Abstract

The Fluid Catalytic Cracking (FCC) is an important process in a refinery used mainly to produce higher value gasoline from heavy hydrocarbons. An FCC unit can crack different type of feeds and can use different types of catalysts during its lifetime, which makes this process very flexible and profitable. In this paper, an industrial unit located in Mexico was analyzed and the computational results were compared with available design data. The FCC process involves complex reaction kinetics along with multiphase flow hydrodynamics and heat transfer. This makes it nearly impossible to model every physical phenomenon that occurs in this process.
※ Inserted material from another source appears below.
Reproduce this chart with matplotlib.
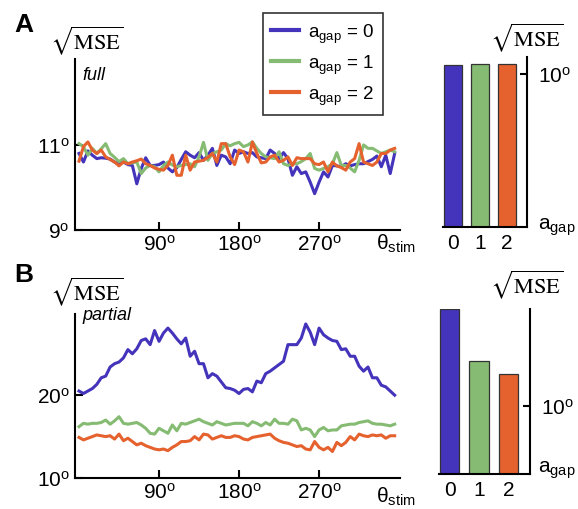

However, an interesting model should be able to predict reasonably well the yields of the cracking reactions. Cracking reactions are catalytic, and the catalyst distribution in the riser needs to be known a priori. Therefore, we modeled the physical process as a gas/solid multiphase flow with reaction. A transient Eulerian approach plus a simple 3-lumps reaction kinetic scheme (Nace et al., 1971) describe the multiphase flow model. The gas density was assumed to follow an ideal gas law, and can, thus, change with the number of moles in the system. Conservation of mass, momentum, and species (heavy oil, gasoline and gas+coke) were solved. The gas/solid hydrodynamics and the yields of the reacting species were predicted in the 2-D Riser section of the FCC unit. The results showed a dramatic effect of the change in the number of moles of the chemical species on the hydrodynamics. The increase in the number of moles due to the cracking reactions resulted in a significant increase in the gas flow rate, which changed significantly the flow regime. The reaction yields compared reasonably well with the design data for this specific unit.